Она вздрогнула, услышав стук.
– Входите, – тихо сказала она.
На цыпочках вошел господин Дарбеда.
– Я иду к Еве, – сказал он, как всегда.
Госпожа Дарбеда улыбнулась.
– Поцелуй ее за меня.
Господин Дарбеда не ответил, лишь с озабоченным видом наморщил лоб: каждый четверг, в один и тот же час, битком набитый желудок вызывал у него какое-то глухое раздражение.
– От нее я зайду к доктору Франшо, мне хотелось бы, чтобы он серьезно поговорил с ней и постарался убедить.
Он часто навещал доктора Франшо. Но напрасно. Госпожа Дарбеда вздернула брови. Раньше, будучи здоровой, она в таких случаях обычно пожимала плечами. Но с тех пор, как болезнь утяжелила ее тело, утомлявшие ее жесты она заменила мимикой лица – глазами говорила «да», уголками губ – «нет».
– Надо бы попытаться отнять у него Еву.
– Я ведь уже говорил тебе, что это невозможно. Кстати, закон на этот счет очень плох. Франшо как-то сказал мне, что у врачей бывают немыслимые неприятности с семьями: люди не решаются сдать больных в клинику и держат их дома. У врачей связаны руки, они вправе лишь высказать свое мнение, и все тут. Необходимо, – продолжал он, – чтобы разразился публичный скандал, или семья сама должна потребовать помещения больного в больницу.
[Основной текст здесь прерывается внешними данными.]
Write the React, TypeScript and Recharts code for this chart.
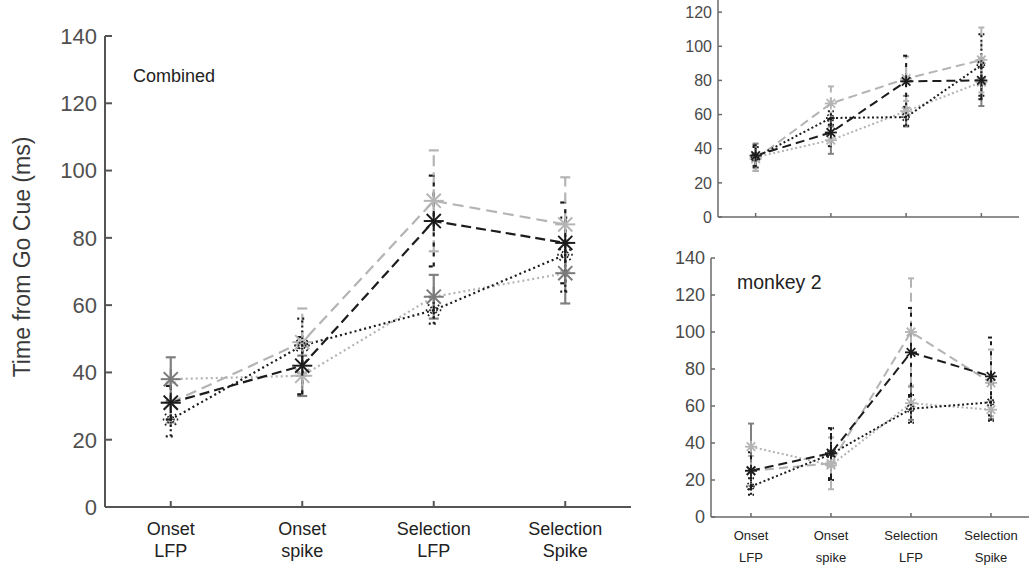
import React from "react";
import { ErrorBar, Line, LineChart, XAxis, YAxis } from "recharts";

// x categories (plotted at 1..4 on a numeric axis)
const stages = ["Onset LFP", "Onset spike", "Selection LFP", "Selection Spike"];
const stageLines = [
  ["Onset", "LFP"],
  ["Onset", "spike"],
  ["Selection", "LFP"],
  ["Selection", "Spike"],
];
const yTicks = [0, 20, 40, 60, 80, 100, 120, 140];
const yTicksTop = [0, 20, 40, 60, 80, 100, 120]; // 140 sits above the picture

// Combined panel — means and error half-widths (ms)
const combGrayDash = [31, 49, 91, 84];
const combGrayDashErr = [6, 10, 15, 14];
const combBlackDash = [31, 42, 85, 78.5];
const combBlackDashErr = [5, 8.5, 13.5, 12];
const combBlackDot = [26, 48, 58.5, 75];
const combBlackDotErr = [5, 8, 4, 11];
const combGrayDot = [38, 39, 62.5, 69.5];
const combGrayDotErr = [6.5, 6, 6.5, 9];

// monkey 1 (top right)
const m1GrayDash = [34, 66.5, 81, 92];
const m1GrayDashErr = [7, 10, 13, 19];
const m1BlackDash = [36, 49.5, 79.5, 80];
const m1BlackDashErr = [6, 8, 15, 11];
const m1BlackDot = [35, 58, 58.5, 89];
const m1BlackDotErr = [6, 4, 5, 18];
const m1GrayDot = [35, 45, 62, 79];
const m1GrayDotErr = [8, 8, 9, 14];

// monkey 2 (bottom right)
const m2GrayDash = [25, 29, 100, 72.5];
const m2GrayDashErr = [8, 14, 29, 18];
const m2BlackDash = [25, 34.5, 89, 76];
const m2BlackDashErr = [10, 13.5, 24, 21];
const m2BlackDot = [16.5, 34, 58.5, 62];
const m2BlackDotErr = [4.5, 14, 7.5, 10];
const m2GrayDot = [38, 28, 61.5, 58];
const m2GrayDotErr = [12.5, 8, 9, 5];

const FONT = "'Liberation Sans', Arial, sans-serif";

type Panel = { vals: number[][]; errs: number[][] };

function buildRows({ vals, errs }: Panel) {
  return stages.map((name, i) => {
    const row: Record<string, number | string> = { pos: i + 1, name };
    vals.forEach((s, k) => {
      row["s" + k] = s[i];
      row["e" + k] = errs[k][i];
    });
    return row;
  });
}

const combined = buildRows({
  vals: [combGrayDash, combBlackDash, combBlackDot, combGrayDot],
  errs: [combGrayDashErr, combBlackDashErr, combBlackDotErr, combGrayDotErr],
});
const monkey1 = buildRows({
  vals: [m1GrayDash, m1BlackDash, m1BlackDot, m1GrayDot],
  errs: [m1GrayDashErr, m1BlackDashErr, m1BlackDotErr, m1GrayDotErr],
});
const monkey2 = buildRows({
  vals: [m2GrayDash, m2BlackDash, m2BlackDot, m2GrayDot],
  errs: [m2GrayDashErr, m2BlackDashErr, m2BlackDotErr, m2GrayDotErr],
});

function star(cx: number, cy: number, r: number, color: string, sw: number, dash?: string, key?: string) {
  const d = r * 0.707;
  return (
    <g key={key} stroke={color} strokeWidth={sw} strokeDasharray={dash} fill="none">
      <line x1={cx - r} y1={cy} x2={cx + r} y2={cy} />
      <line x1={cx} y1={cy - r} x2={cx} y2={cy + r} />
      <line x1={cx - d} y1={cy - d} x2={cx + d} y2={cy + d} />
      <line x1={cx - d} y1={cy + d} x2={cx + d} y2={cy - d} />
    </g>
  );
}

type Look = {
  lw: number;
  r: number;
  cap: number;
  grayDash: string;
  blackDash: string;
  dot: string;
  grayDotMarker: (i: number) => string;
};

function series(look: Look) {
  const light = "#b4b4b4";
  const black = "#1c1c1c";
  const mk = (color: string | ((i: number) => string), dash?: string, r = look.r) =>
    (p: any) => {
      const c = typeof color === "function" ? color(p.index) : color;
      return star(p.cx, p.cy, r, c, look.lw * 0.9, dash, "d" + p.index);
    };
  return [
    <Line key="s3" dataKey="s3" stroke={light} strokeWidth={look.lw} strokeDasharray={look.dot}
      dot={mk(look.grayDotMarker)} isAnimationActive={false}>
      <ErrorBar dataKey="e3" direction="y" width={look.cap} stroke="#808080" strokeWidth={look.lw} />
    </Line>,
    <Line key="s0" dataKey="s0" stroke={light} strokeWidth={look.lw} strokeDasharray={look.grayDash}
      dot={mk(light)} isAnimationActive={false}>
      <ErrorBar dataKey="e0" direction="y" width={look.cap} stroke={light} strokeWidth={look.lw}
        strokeDasharray={look.grayDash} />
    </Line>,
    <Line key="s2" dataKey="s2" stroke={black} strokeWidth={look.lw} strokeDasharray={look.dot}
      dot={mk(black, "1.5 2", look.r * 0.8)} isAnimationActive={false}>
      <ErrorBar dataKey="e2" direction="y" width={look.cap} stroke={black} strokeWidth={look.lw}
        strokeDasharray={look.dot} />
    </Line>,
    <Line key="s1" dataKey="s1" stroke={black} strokeWidth={look.lw} strokeDasharray={look.blackDash}
      dot={mk(black)} isAnimationActive={false}>
      <ErrorBar dataKey="e1" direction="y" width={look.cap} stroke={black} strokeWidth={look.lw}
        strokeDasharray="4 6" />
    </Line>,
  ];
}

function StageTick(props: any) {
  const { x, y, payload, fontSize, gap1, gap2, show } = props;
  if (!show) return null;
  const lines = stageLines[payload.value - 1] || [];
  return (
    <text x={x} textAnchor="middle" fontFamily={FONT} fontSize={fontSize} fill="#222">
      <tspan x={x} y={y + gap1}>{lines[0]}</tspan>
      <tspan x={x} y={y + gap2}>{lines[1]}</tspan>
    </text>
  );
}

export default function App() {
  const axisMain = { stroke: "#555", strokeWidth: 2 };
  const axisSmall = { stroke: "#6a6a6a", strokeWidth: 1.5 };
  return (
    <div style={{ position: "absolute", left: 0, top: 0, width: 1029, height: 565, overflow: "hidden", background: "#fff" }}>
      {/* Combined */}
      <div style={{ position: "absolute", left: 0, top: 0 }}>
        <LineChart width={640} height={565} data={combined} margin={{ top: 36, right: 9, left: 0, bottom: 0 }}>
          <XAxis dataKey="pos" type="number" domain={[0.5, 4.5]} ticks={[1, 2, 3, 4]} height={58}
            axisLine={axisMain} tickLine={axisMain} tickSize={-6} tickMargin={6}
            tick={<StageTick fontSize={18} gap1={28} gap2={50} show />} />
          <YAxis type="number" domain={[0, 140]} ticks={yTicks} width={105} interval={0}
            axisLine={axisMain} tickLine={axisMain} tickSize={-7} tickMargin={15}
            tick={{ fontSize: 22, fill: "#505050", fontFamily: FONT }} />
          {series({
            lw: 2.2, r: 10, cap: 5, grayDash: "11 6", blackDash: "10 5", dot: "2 3",
            grayDotMarker: (i) => (i === 1 ? "#b4b4b4" : "#7a7a7a"),
          })}
        </LineChart>
      </div>

      {/* monkey 1 */}
      <div style={{ position: "absolute", left: 640, top: -40 }}>
        <LineChart width={389} height={265} data={monkey1} margin={{ top: 18, right: 10, left: 0, bottom: 0 }}>
          <XAxis dataKey="pos" type="number" domain={[0.5, 4.5]} ticks={[1, 2, 3, 4]} height={8}
            axisLine={axisSmall} tickLine={axisSmall} tickSize={-4} tickMargin={4}
            tick={<StageTick show={false} />} />
          <YAxis type="number" domain={[0, 140]} ticks={yTicksTop} width={78} interval={0}
            axisLine={axisSmall} tickLine={axisSmall} tickSize={-4} tickMargin={10}
            tick={{ fontSize: 16, fill: "#4a4a4a", fontFamily: FONT }} />
          {series({
            lw: 2, r: 6, cap: 3, grayDash: "9 5", blackDash: "9 5", dot: "2 2.5",
            grayDotMarker: () => "#b4b4b4",
          })}
        </LineChart>
      </div>

      {/* monkey 2 */}
      <div style={{ position: "absolute", left: 640, top: 240 }}>
        <LineChart width={400} height={325} data={monkey2} margin={{ top: 18, right: 9, left: 0, bottom: 0 }}>
          <XAxis dataKey="pos" type="number" domain={[0.5, 4.5]} ticks={[1, 2, 3, 4]} height={48}
            axisLine={axisSmall} tickLine={axisSmall} tickSize={-4} tickMargin={4}
            tick={<StageTick fontSize={13} gap1={23} gap2={45} show />} />
          <YAxis type="number" domain={[0, 140]} ticks={yTicks} width={71} interval={0}
            axisLine={axisSmall} tickLine={axisSmall} tickSize={-4} tickMargin={10}
            tick={{ fontSize: 18, fill: "#4a4a4a", fontFamily: FONT }} />
          {series({
            lw: 2, r: 6, cap: 3, grayDash: "9 5", blackDash: "9 5", dot: "2 2.5",
            grayDotMarker: () => "#b4b4b4",
          })}
        </LineChart>
      </div>

      <svg width={1029} height={565} style={{ position: "absolute", left: 0, top: 0, pointerEvents: "none" }}>
        <text x={0} y={0} transform="translate(30,257) rotate(-90)" textAnchor="middle"
          fontFamily={FONT} fontSize={23} fill="#3a3a3a">Time from Go Cue (ms)</text>
        <text x={133} y={82} fontFamily={FONT} fontSize={18} fill="#222">Combined</text>
        <text x={737} y={289} fontFamily={FONT} fontSize={19.5} fill="#222">monkey 2</text>
      </svg>
    </div>
  );
}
– Но это когда еще будет, – заметила госпожа Дарбеда.
– Вот именно.
Он повернулся к зеркалу и, запустив пальцы в бороду, принялся ее разглаживать. Госпожа Дарбеда равнодушно смотрела на мощный красный загривок мужа.
– Если так и дальше будет продолжаться, – сказал господин Дарбеда, – она станет безумнее его, у них страшно нездоровая обстановка. Она ни на шаг от него не отходит, никого не видит, кроме тебя, никого не принимает. Окон она никогда не открывает, потому что этого не желает Пьер. Как будто для этого надо спрашивать разрешения у больного. Они, по-моему, жгут благовония в курительнице – такая гадость, кажется, что ты в церкви. Право слово, иногда я думаю… знаешь, глаза у нее какие-то странные.
– Я этого не заметила, – возразила госпожа Дарбеда. – Я нахожу, что выглядит она нормально. Правда, немного печальна.
– Она как покойница. Хорошо ли она спит? Как питается? И не думай спросить ее об этом. Но я считаю, что, имея под боком такого «гуся», как этот Пьер, ей приходится ночи напролет не смыкать глаз. И самое невероятное во всем этом, что мы, ее родители, не имеем права защитить ее от нее самой. Заметь, что у Франшо уход за Пьером будет гораздо лучше. У них огромный парк. И к тому же я считаю, – прибавил он с едва уловимой усмешкой, – что с себе подобными ему будет легче найти общий язык. Эти существа как дети, надо, чтоб они были заняты собой; они образуют своего рода братство франкмасонов. Вот где следовало бы его держать с первого же дня, и замечу – для его же пользы. Да, для его же пользы.